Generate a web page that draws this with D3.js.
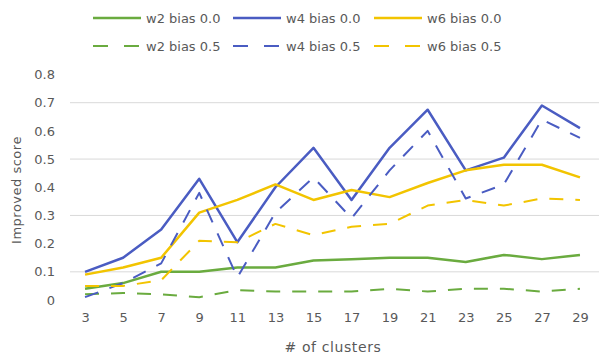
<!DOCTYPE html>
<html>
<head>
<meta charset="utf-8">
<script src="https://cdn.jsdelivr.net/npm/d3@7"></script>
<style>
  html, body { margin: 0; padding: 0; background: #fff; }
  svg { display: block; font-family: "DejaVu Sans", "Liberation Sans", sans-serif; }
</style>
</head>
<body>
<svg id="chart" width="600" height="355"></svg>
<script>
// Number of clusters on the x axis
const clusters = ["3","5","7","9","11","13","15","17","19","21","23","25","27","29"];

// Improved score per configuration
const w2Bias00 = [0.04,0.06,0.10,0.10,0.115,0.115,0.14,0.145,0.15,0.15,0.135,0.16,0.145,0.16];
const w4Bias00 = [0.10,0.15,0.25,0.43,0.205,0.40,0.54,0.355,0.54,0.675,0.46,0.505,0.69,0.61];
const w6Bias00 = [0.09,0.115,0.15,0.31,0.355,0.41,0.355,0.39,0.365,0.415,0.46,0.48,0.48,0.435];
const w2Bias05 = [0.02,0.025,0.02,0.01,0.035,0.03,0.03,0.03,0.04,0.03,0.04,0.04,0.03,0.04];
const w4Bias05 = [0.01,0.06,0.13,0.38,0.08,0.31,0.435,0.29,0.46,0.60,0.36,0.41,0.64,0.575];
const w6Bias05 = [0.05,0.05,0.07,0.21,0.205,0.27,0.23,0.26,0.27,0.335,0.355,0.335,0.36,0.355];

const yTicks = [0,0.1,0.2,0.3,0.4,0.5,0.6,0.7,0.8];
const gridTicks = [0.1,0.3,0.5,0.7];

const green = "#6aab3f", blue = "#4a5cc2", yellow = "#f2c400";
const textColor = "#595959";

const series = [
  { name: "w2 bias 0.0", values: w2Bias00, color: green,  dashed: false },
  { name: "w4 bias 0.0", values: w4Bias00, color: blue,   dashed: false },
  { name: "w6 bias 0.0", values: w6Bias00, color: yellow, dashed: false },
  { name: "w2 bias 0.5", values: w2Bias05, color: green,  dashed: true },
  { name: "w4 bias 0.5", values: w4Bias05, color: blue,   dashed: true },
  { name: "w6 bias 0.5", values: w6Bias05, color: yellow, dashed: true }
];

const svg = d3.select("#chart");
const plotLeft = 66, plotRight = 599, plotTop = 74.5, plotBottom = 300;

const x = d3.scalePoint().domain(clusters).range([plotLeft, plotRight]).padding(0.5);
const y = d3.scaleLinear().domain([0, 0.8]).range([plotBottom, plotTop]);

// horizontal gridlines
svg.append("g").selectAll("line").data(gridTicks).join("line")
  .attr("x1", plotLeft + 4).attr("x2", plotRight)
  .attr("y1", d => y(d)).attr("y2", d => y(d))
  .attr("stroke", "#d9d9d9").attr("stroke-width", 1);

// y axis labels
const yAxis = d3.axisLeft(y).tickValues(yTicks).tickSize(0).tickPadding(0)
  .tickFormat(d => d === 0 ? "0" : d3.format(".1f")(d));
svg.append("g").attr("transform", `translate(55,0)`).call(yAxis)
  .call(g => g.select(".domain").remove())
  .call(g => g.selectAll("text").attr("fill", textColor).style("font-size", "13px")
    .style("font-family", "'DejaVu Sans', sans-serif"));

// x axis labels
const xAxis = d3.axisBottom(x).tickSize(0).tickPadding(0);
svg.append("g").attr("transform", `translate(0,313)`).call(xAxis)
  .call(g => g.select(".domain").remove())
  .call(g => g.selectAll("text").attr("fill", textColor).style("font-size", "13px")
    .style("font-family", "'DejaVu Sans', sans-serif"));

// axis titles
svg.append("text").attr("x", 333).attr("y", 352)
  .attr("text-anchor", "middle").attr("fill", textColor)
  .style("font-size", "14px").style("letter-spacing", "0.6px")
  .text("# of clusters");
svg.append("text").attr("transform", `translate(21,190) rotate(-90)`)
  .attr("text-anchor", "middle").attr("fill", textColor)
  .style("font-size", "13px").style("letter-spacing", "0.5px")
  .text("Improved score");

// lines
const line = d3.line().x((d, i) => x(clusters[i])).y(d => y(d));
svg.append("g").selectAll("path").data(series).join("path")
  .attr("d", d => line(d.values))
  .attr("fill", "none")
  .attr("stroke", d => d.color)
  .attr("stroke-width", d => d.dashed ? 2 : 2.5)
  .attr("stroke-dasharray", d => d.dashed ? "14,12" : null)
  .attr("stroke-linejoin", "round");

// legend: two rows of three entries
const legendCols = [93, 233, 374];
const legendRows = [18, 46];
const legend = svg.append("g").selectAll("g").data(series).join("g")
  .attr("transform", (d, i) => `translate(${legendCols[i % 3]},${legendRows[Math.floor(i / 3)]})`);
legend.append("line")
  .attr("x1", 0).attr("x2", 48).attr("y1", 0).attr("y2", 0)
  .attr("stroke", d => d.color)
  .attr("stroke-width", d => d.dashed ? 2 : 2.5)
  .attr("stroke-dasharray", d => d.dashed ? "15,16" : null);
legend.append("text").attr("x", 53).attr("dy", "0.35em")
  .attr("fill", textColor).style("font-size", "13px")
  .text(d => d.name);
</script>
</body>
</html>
========
Task requirements: Output the data above without changes, apart from leaving out the pictures.

Correct output:
Generate a web page that draws this with D3.js.
<!DOCTYPE html>
<html>
<head>
<meta charset="utf-8">
<script src="https://cdn.jsdelivr.net/npm/d3@7"></script>
<style>
  html, body { margin: 0; padding: 0; background: #fff; }
  svg { display: block; font-family: "DejaVu Sans", "Liberation Sans", sans-serif; }
</style>
</head>
<body>
<svg id="chart" width="600" height="355"></svg>
<script>
// Number of clusters on the x axis
const clusters = ["3","5","7","9","11","13","15","17","19","21","23","25","27","29"];

// Improved score per configuration
const w2Bias00 = [0.04,0.06,0.10,0.10,0.115,0.115,0.14,0.145,0.15,0.15,0.135,0.16,0.145,0.16];
const w4Bias00 = [0.10,0.15,0.25,0.43,0.205,0.40,0.54,0.355,0.54,0.675,0.46,0.505,0.69,0.61];
const w6Bias00 = [0.09,0.115,0.15,0.31,0.355,0.41,0.355,0.39,0.365,0.415,0.46,0.48,0.48,0.435];
const w2Bias05 = [0.02,0.025,0.02,0.01,0.035,0.03,0.03,0.03,0.04,0.03,0.04,0.04,0.03,0.04];
const w4Bias05 = [0.01,0.06,0.13,0.38,0.08,0.31,0.435,0.29,0.46,0.60,0.36,0.41,0.64,0.575];
const w6Bias05 = [0.05,0.05,0.07,0.21,0.205,0.27,0.23,0.26,0.27,0.335,0.355,0.335,0.36,0.355];

const yTicks = [0,0.1,0.2,0.3,0.4,0.5,0.6,0.7,0.8];
const gridTicks = [0.1,0.3,0.5,0.7];

const green = "#6aab3f", blue = "#4a5cc2", yellow = "#f2c400";
const textColor = "#595959";

const series = [
  { name: "w2 bias 0.0", values: w2Bias00, color: green,  dashed: false },
  { name: "w4 bias 0.0", values: w4Bias00, color: blue,   dashed: false },
  { name: "w6 bias 0.0", values: w6Bias00, color: yellow, dashed: false },
  { name: "w2 bias 0.5", values: w2Bias05, color: green,  dashed: true },
  { name: "w4 bias 0.5", values: w4Bias05, color: blue,   dashed: true },
  { name: "w6 bias 0.5", values: w6Bias05, color: yellow, dashed: true }
];

const svg = d3.select("#chart");
const plotLeft = 66, plotRight = 599, plotTop = 74.5, plotBottom = 300;

const x = d3.scalePoint().domain(clusters).range([plotLeft, plotRight]).padding(0.5);
const y = d3.scaleLinear().domain([0, 0.8]).range([plotBottom, plotTop]);

// horizontal gridlines
svg.append("g").selectAll("line").data(gridTicks).join("line")
  .attr("x1", plotLeft + 4).attr("x2", plotRight)
  .attr("y1", d => y(d)).attr("y2", d => y(d))
  .attr("stroke", "#d9d9d9").attr("stroke-width", 1);

// y axis labels
const yAxis = d3.axisLeft(y).tickValues(yTicks).tickSize(0).tickPadding(0)
  .tickFormat(d => d === 0 ? "0" : d3.format(".1f")(d));
svg.append("g").attr("transform", `translate(55,0)`).call(yAxis)
  .call(g => g.select(".domain").remove())
  .call(g => g.selectAll("text").attr("fill", textColor).style("font-size", "13px")
    .style("font-family", "'DejaVu Sans', sans-serif"));

// x axis labels
const xAxis = d3.axisBottom(x).tickSize(0).tickPadding(0);
svg.append("g").attr("transform", `translate(0,313)`).call(xAxis)
  .call(g => g.select(".domain").remove())
  .call(g => g.selectAll("text").attr("fill", textColor).style("font-size", "13px")
    .style("font-family", "'DejaVu Sans', sans-serif"));

// axis titles
svg.append("text").attr("x", 333).attr("y", 352)
  .attr("text-anchor", "middle").attr("fill", textColor)
  .style("font-size", "14px").style("letter-spacing", "0.6px")
  .text("# of clusters");
svg.append("text").attr("transform", `translate(21,190) rotate(-90)`)
  .attr("text-anchor", "middle").attr("fill", textColor)
  .style("font-size", "13px").style("letter-spacing", "0.5px")
  .text("Improved score");

// lines
const line = d3.line().x((d, i) => x(clusters[i])).y(d => y(d));
svg.append("g").selectAll("path").data(series).join("path")
  .attr("d", d => line(d.values))
  .attr("fill", "none")
  .attr("stroke", d => d.color)
  .attr("stroke-width", d => d.dashed ? 2 : 2.5)
  .attr("stroke-dasharray", d => d.dashed ? "14,12" : null)
  .attr("stroke-linejoin", "round");

// legend: two rows of three entries
const legendCols = [93, 233, 374];
const legendRows = [18, 46];
const legend = svg.append("g").selectAll("g").data(series).join("g")
  .attr("transform", (d, i) => `translate(${legendCols[i % 3]},${legendRows[Math.floor(i / 3)]})`);
legend.append("line")
  .attr("x1", 0).attr("x2", 48).attr("y1", 0).attr("y2", 0)
  .attr("stroke", d => d.color)
  .attr("stroke-width", d => d.dashed ? 2 : 2.5)
  .attr("stroke-dasharray", d => d.dashed ? "15,16" : null);
legend.append("text").attr("x", 53).attr("dy", "0.35em")
  .attr("fill", textColor).style("font-size", "13px")
  .text(d => d.name);
</script>
</body>
</html>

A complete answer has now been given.